#### What is needed:
No pictures go into the copy. Write out exactly the lines below from the one containing "Emit a web page" through the one containing "const barH = 30;".

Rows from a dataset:
◇ ◇ ◇ ◇ ◇

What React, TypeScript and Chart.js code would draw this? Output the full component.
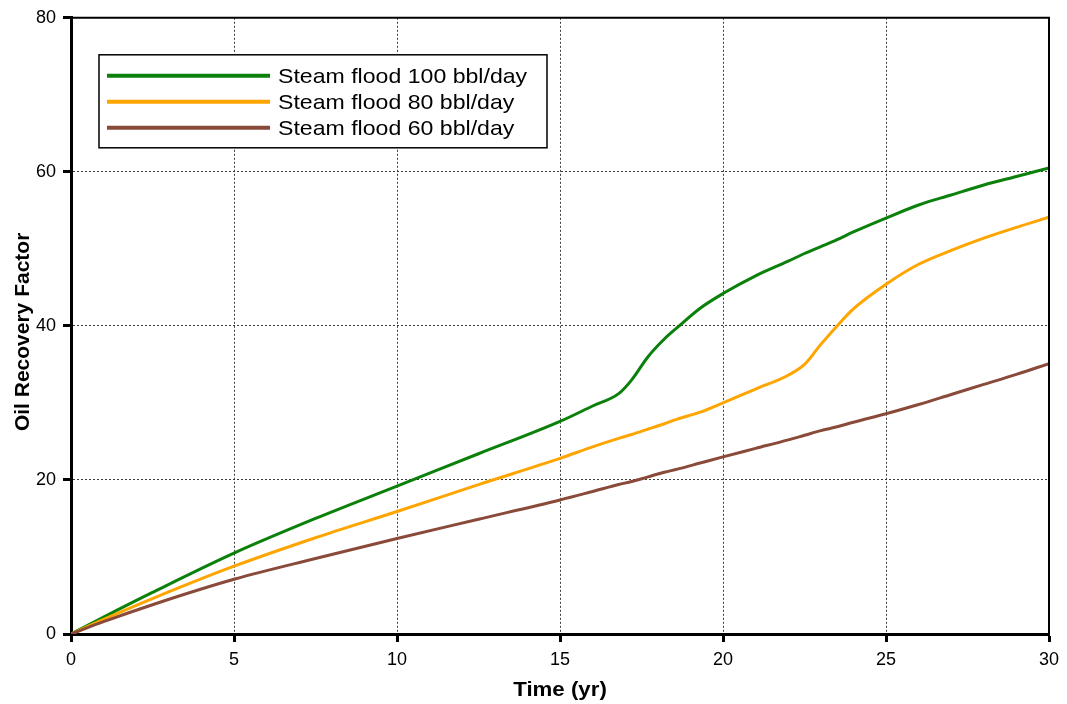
import React, { useEffect, useRef } from "react";
import { Chart, registerables } from "chart.js";

Chart.register(...registerables);

// Simulation time (years)
const timeYears = [0, 1, 2.5, 5, 7.5, 10, 12.5, 15, 16, 16.8, 17.2, 17.7, 18.2, 18.6, 19.3, 20, 21, 22, 22.5, 23, 23.5, 24, 25, 26, 27, 28, 29, 30];

// Oil recovery factor per injection rate
const rf100 = [0, 2.2, 5.4, 10.5, 15.0, 19.2, 23.4, 27.6, 29.6, 31.2, 33.0, 36.0, 38.3, 39.8, 42.3, 44.2, 46.5, 48.4, 49.4, 50.3, 51.2, 52.2, 54.0, 55.7, 57.0, 58.3, 59.4, 60.5];
const rf80 = [0, 1.9, 4.6, 8.8, 12.5, 15.9, 19.4, 22.8, 24.3, 25.4, 25.9, 26.6, 27.3, 27.9, 28.8, 30.0, 31.8, 33.6, 35.0, 37.6, 40.0, 42.2, 45.4, 48.0, 49.8, 51.4, 52.8, 54.1];
const rf60 = [0, 1.6, 3.8, 7.1, 9.8, 12.4, 14.9, 17.4, 18.5, 19.4, 19.8, 20.4, 21.0, 21.4, 22.2, 23.0, 24.1, 25.2, 25.8, 26.4, 26.9, 27.5, 28.6, 29.8, 31.1, 32.4, 33.7, 35.1];

const seriesLabels = ["Steam flood 100 bbl/day", "Steam flood 80 bbl/day", "Steam flood 60 bbl/day"];
const seriesColors = ["#0b800b", "#ffa500", "#8a4a3a"];

const xTitle = "Time (yr)";
const yTitle = "Oil Recovery Factor";

const FONT = "'Liberation Sans', Arial, Helvetica, sans-serif";

const toPoints = (ys: number[]) => timeYears.map((t, i) => ({ x: t, y: ys[i] }));

// Draws the plot frame, axis titles and the boxed legend inside the plot
const decorPlugin = {
  id: "decor",
  afterDraw(chart: any) {
    const { ctx, chartArea: a } = chart;
    ctx.save();

    // top and right frame
    ctx.strokeStyle = "#000";
    ctx.lineWidth = 2;
    ctx.beginPath();
    ctx.moveTo(a.left, a.top);
    ctx.lineTo(a.right, a.top);
    ctx.lineTo(a.right, a.bottom);
    ctx.stroke();

    // axis titles
    ctx.fillStyle = "#000";
    ctx.font = `bold 21px ${FONT}`;
    ctx.textAlign = "center";
    ctx.textBaseline = "middle";
    ctx.save();
    ctx.translate((a.left + a.right) / 2, a.bottom + 56);
    ctx.scale(1.06, 1);
    ctx.fillText(xTitle, 0, 0);
    ctx.restore();

    ctx.save();
    ctx.translate(a.left - 48, (a.top + a.bottom) / 2 + 6);
    ctx.rotate(-Math.PI / 2);
    ctx.fillText(yTitle, 0, 0);
    ctx.restore();

    // legend
    const bx = a.left + 28;
    const by = a.top + 37;
    const bw = 448;
    const bh = 93;
    ctx.fillStyle = "#fff";
    ctx.fillRect(bx, by, bw, bh);
    ctx.strokeStyle = "#000";
    ctx.lineWidth = 1.5;
    ctx.strokeRect(bx, by, bw, bh);

    ctx.font = `21px ${FONT}`;
    ctx.textAlign = "left";
    ctx.textBaseline = "middle";
    seriesLabels.forEach((label, i) => {
      const cy = by + 21 + i * 26;
      ctx.strokeStyle = seriesColors[i];
      ctx.lineWidth = 4;
      ctx.beginPath();
      ctx.moveTo(bx + 8, cy);
      ctx.lineTo(bx + 171, cy);
      ctx.stroke();
      ctx.save();
      ctx.translate(bx + 179, cy + 1);
      ctx.scale(1.1, 1);
      ctx.fillStyle = "#000";
      ctx.fillText(label, 0, 0);
      ctx.restore();
    });

    ctx.restore();
  },
};

export default function App() {
  const canvasRef = useRef<HTMLCanvasElement | null>(null);

  useEffect(() => {
    const canvas = canvasRef.current;
    if (!canvas) return;

    const series = [rf100, rf80, rf60];
    const chart = new Chart(canvas, {
      type: "line",
      data: {
        datasets: series.map((ys, i) => ({
          label: seriesLabels[i],
          data: toPoints(ys),
          borderColor: seriesColors[i],
          backgroundColor: seriesColors[i],
          borderWidth: 3,
          pointRadius: 0,
          cubicInterpolationMode: "monotone" as const,
          order: 2 - i,
        })),
      },
      options: {
        responsive: false,
        animation: false,
        layout: { padding: { top: 16, right: 18, left: 0, bottom: 0 } },
        plugins: {
          legend: { display: false },
          tooltip: { enabled: false },
        },
        scales: {
          x: {
            type: "linear",
            min: 0,
            max: 30,
            ticks: {
              stepSize: 5,
              color: "#000",
              font: { family: FONT, size: 18 },
              padding: 7,
              maxRotation: 0,
            },
            grid: {
              color: "#3a3a3a",
              lineWidth: 1,
              tickColor: "#000",
              tickWidth: 3,
              tickLength: 8,
            },
            border: { display: true, color: "#000", width: 3, dash: [2, 2] },
            afterFit: (scale: any) => {
              scale.height = 70;
            },
          },
          y: {
            type: "linear",
            min: 0,
            max: 80,
            ticks: {
              stepSize: 20,
              color: "#000",
              font: { family: FONT, size: 18 },
              padding: 7,
            },
            grid: {
              color: "#3a3a3a",
              lineWidth: 1,
              tickColor: "#000",
              tickWidth: 3,
              tickLength: 8,
            },
            border: { display: true, color: "#000", width: 3, dash: [2, 2] },
            afterFit: (scale: any) => {
              scale.width = 71;
            },
          },
        },
      },
      plugins: [decorPlugin],
    });

    return () => chart.destroy();
  }, []);

  return (
    <div style={{ position: "absolute", left: 0, top: 0, width: 1067, height: 704, background: "#fff" }}>
      <canvas ref={canvasRef} width={1067} height={704} style={{ display: "block" }} />
    </div>
  );
}
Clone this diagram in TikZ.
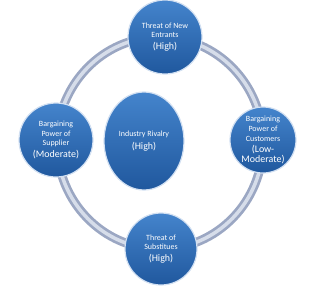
\documentclass[tikz,border=0pt]{standalone}
\usepackage{fontspec}
\setmainfont{Carlito}
\usepackage{tikz}
\usetikzlibrary{shapes.geometric}
\definecolor{forcetop}{RGB}{68,132,204}
\definecolor{forcebottom}{RGB}{32,88,158}
\definecolor{forcerim}{RGB}{210,224,242}
\definecolor{ringedge}{RGB}{155,167,195}
\definecolor{ringmid}{RGB}{214,221,234}
\newcommand{\forcelevel}[1]{{\fontsize{10}{12}\selectfont #1}}
\tikzset{
    force/.style={circle, draw=forcerim, line width=1.2bp, top color=forcetop, bottom color=forcebottom,
        text=white, align=center, inner sep=0pt, font=\fontsize{8}{9.8}\selectfont},
    rivalry/.style={ellipse, draw=forcerim, line width=1.2bp, top color=forcetop, bottom color=forcebottom,
        text=white, align=center, inner sep=0pt, font=\fontsize{8}{9.8}\selectfont},
    ring/.style={ringedge, line width=9bp},
    ringglow/.style={ringmid, line width=3.5bp},
}
\begin{document}
\begin{tikzpicture}[x=1bp,y=-1bp]
    \useasboundingbox (0,0) rectangle (320,287);

    % ring
    \coordinate (hub) at (160,143);
    \draw[ring] (hub) ellipse [x radius=103, y radius=106];
    \draw[ringglow] (hub) ellipse [x radius=103, y radius=106];

    % new entrants
    \node[force, minimum size=74bp] (entrants) at (165,37)
        {Threat of New\\Entrants\\[2pt]\forcelevel{(High)}};

    % supplier
    \node[force, minimum size=74bp] (supplier) at (56,140)
        {Bargaining\\Power of\\Supplier\\[2pt]\forcelevel{(Moderate)}};

    % customers
    \node[force, minimum size=66bp] (customers) at (263,140)
        {Bargaining\\Power of\\Customers\\[2pt]\forcelevel{(Low-}\\\forcelevel{Moderate)}};

    % substitutes
    \node[force, minimum size=72bp] (substitutes) at (161,249)
        {Threat of\\Substitues\\[2pt]\forcelevel{(High)}};

    % rivalry
    \node[rivalry, minimum width=80bp, minimum height=98bp] (rivalry) at (144,141)
        {Industry Rivalry\\[4pt]\forcelevel{(High)}};
\end{tikzpicture}
\end{document}
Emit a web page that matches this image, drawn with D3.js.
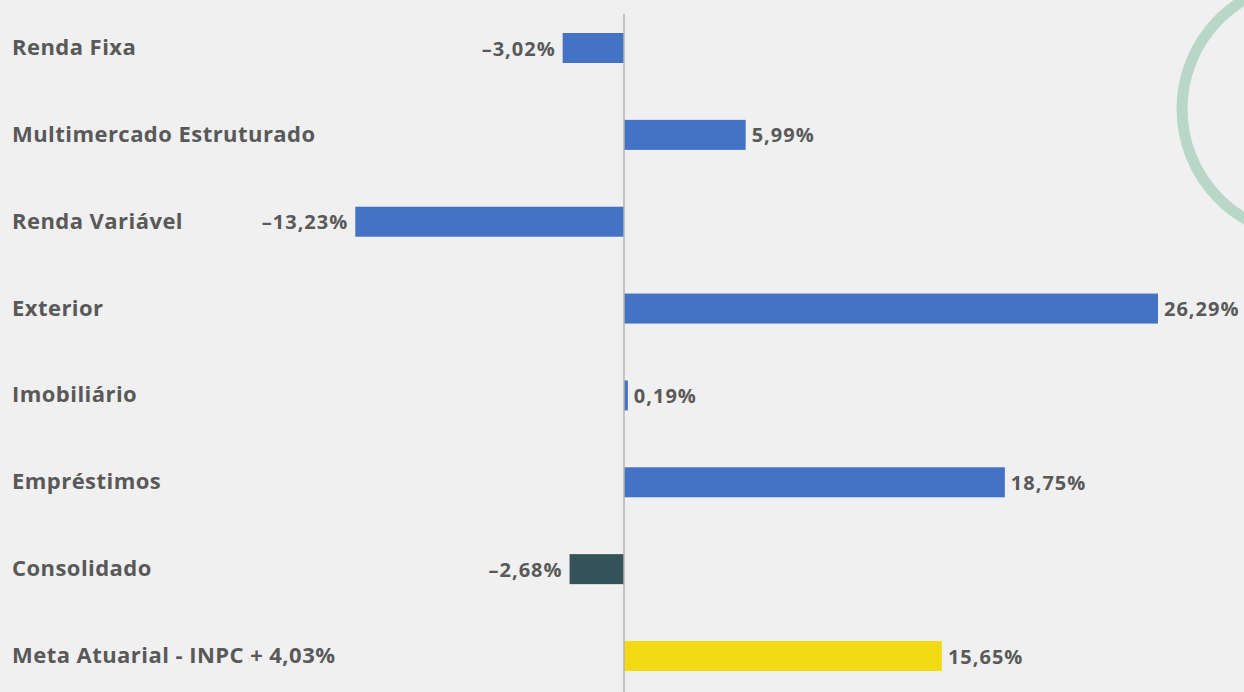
<!DOCTYPE html>
<html>
<head>
<meta charset="utf-8">
<script src="https://cdn.jsdelivr.net/npm/d3@7"></script>
<style>
  html, body { margin: 0; padding: 0; background: #f0f0f0; }
  svg { display: block; }
  text { font-family: "Open Sans", Lato, sans-serif; font-weight: 700; fill: #595959; }
</style>
</head>
<body>
<div id="chart"></div>
<script>
const WIDTH = 1244;
const HEIGHT = 692;

const categories = [
  "Renda Fixa",
  "Multimercado Estruturado",
  "Renda Variável",
  "Exterior",
  "Imobiliário",
  "Empréstimos",
  "Consolidado",
  "Meta Atuarial - INPC + 4,03%"
];
const values = [-3.02, 5.99, -13.23, 26.29, 0.19, 18.75, -2.68, 15.65];
const barColors = ["#4472c4", "#4472c4", "#4472c4", "#4472c4", "#4472c4", "#4472c4", "#34545a", "#f2da14"];

const fmt = v => (v < 0 ? "\u2013" : "") + d3.format(".2f")(Math.abs(v)).replace(".", ",") + "%";

const svg = d3.select("#chart").append("svg")
  .attr("width", WIDTH)
  .attr("height", HEIGHT);

svg.append("rect").attr("width", WIDTH).attr("height", HEIGHT).attr("fill", "#f0f0f0");

// decorative ring, top right
svg.append("circle")
  .attr("cx", 1309).attr("cy", 109).attr("r", 127)
  .attr("fill", "none").attr("stroke", "#b9d7c9").attr("stroke-width", 11);

// scales
const x = d3.scaleLinear().domain([0, 26.29]).range([624, 1158]);
const y = d3.scalePoint().domain(categories).range([48, 656]);
const barH = 30;

// bars
svg.append("g").selectAll("rect")
  .data(values)
  .join("rect")
    .attr("x", d => Math.min(x(0), x(d)))
    .attr("y", (d, i) => y(categories[i]) - barH / 2)
    .attr("width", d => Math.abs(x(d) - x(0)))
    .attr("height", barH)
    .attr("fill", (d, i) => barColors[i]);

// zero line
svg.append("line")
  .attr("x1", x(0)).attr("x2", x(0))
  .attr("y1", 14).attr("y2", HEIGHT)
  .attr("stroke", "#b4b4b4").attr("stroke-width", 1.5);

// category labels
svg.append("g").selectAll("text")
  .data(categories)
  .join("text")
    .attr("x", 12)
    .attr("y", d => y(d) - 2)
    .attr("dominant-baseline", "central")
    .style("font-size", "22px")
    .style("letter-spacing", "0.45px")
    .text(d => d);

// value labels
svg.append("g").selectAll("text")
  .data(values)
  .join("text")
    .attr("x", d => d < 0 ? x(d) - 7 : x(d) + 6)
    .attr("y", (d, i) => y(categories[i]))
    .attr("dominant-baseline", "central")
    .attr("text-anchor", d => d < 0 ? "end" : "start")
    .style("font-size", "20px")
    .style("letter-spacing", "1px")
    .text(d => fmt(d));
</script>
</body>
</html>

◇ ◇ ◇ ◇ ◇

#### Full response:
Emit a web page that matches this image, drawn with D3.js.
<!DOCTYPE html>
<html>
<head>
<meta charset="utf-8">
<script src="https://cdn.jsdelivr.net/npm/d3@7"></script>
<style>
  html, body { margin: 0; padding: 0; background: #f0f0f0; }
  svg { display: block; }
  text { font-family: "Open Sans", Lato, sans-serif; font-weight: 700; fill: #595959; }
</style>
</head>
<body>
<div id="chart"></div>
<script>
const WIDTH = 1244;
const HEIGHT = 692;

const categories = [
  "Renda Fixa",
  "Multimercado Estruturado",
  "Renda Variável",
  "Exterior",
  "Imobiliário",
  "Empréstimos",
  "Consolidado",
  "Meta Atuarial - INPC + 4,03%"
];
const values = [-3.02, 5.99, -13.23, 26.29, 0.19, 18.75, -2.68, 15.65];
const barColors = ["#4472c4", "#4472c4", "#4472c4", "#4472c4", "#4472c4", "#4472c4", "#34545a", "#f2da14"];

const fmt = v => (v < 0 ? "\u2013" : "") + d3.format(".2f")(Math.abs(v)).replace(".", ",") + "%";

const svg = d3.select("#chart").append("svg")
  .attr("width", WIDTH)
  .attr("height", HEIGHT);

svg.append("rect").attr("width", WIDTH).attr("height", HEIGHT).attr("fill", "#f0f0f0");

// decorative ring, top right
svg.append("circle")
  .attr("cx", 1309).attr("cy", 109).attr("r", 127)
  .attr("fill", "none").attr("stroke", "#b9d7c9").attr("stroke-width", 11);

// scales
const x = d3.scaleLinear().domain([0, 26.29]).range([624, 1158]);
const y = d3.scalePoint().domain(categories).range([48, 656]);
const barH = 30;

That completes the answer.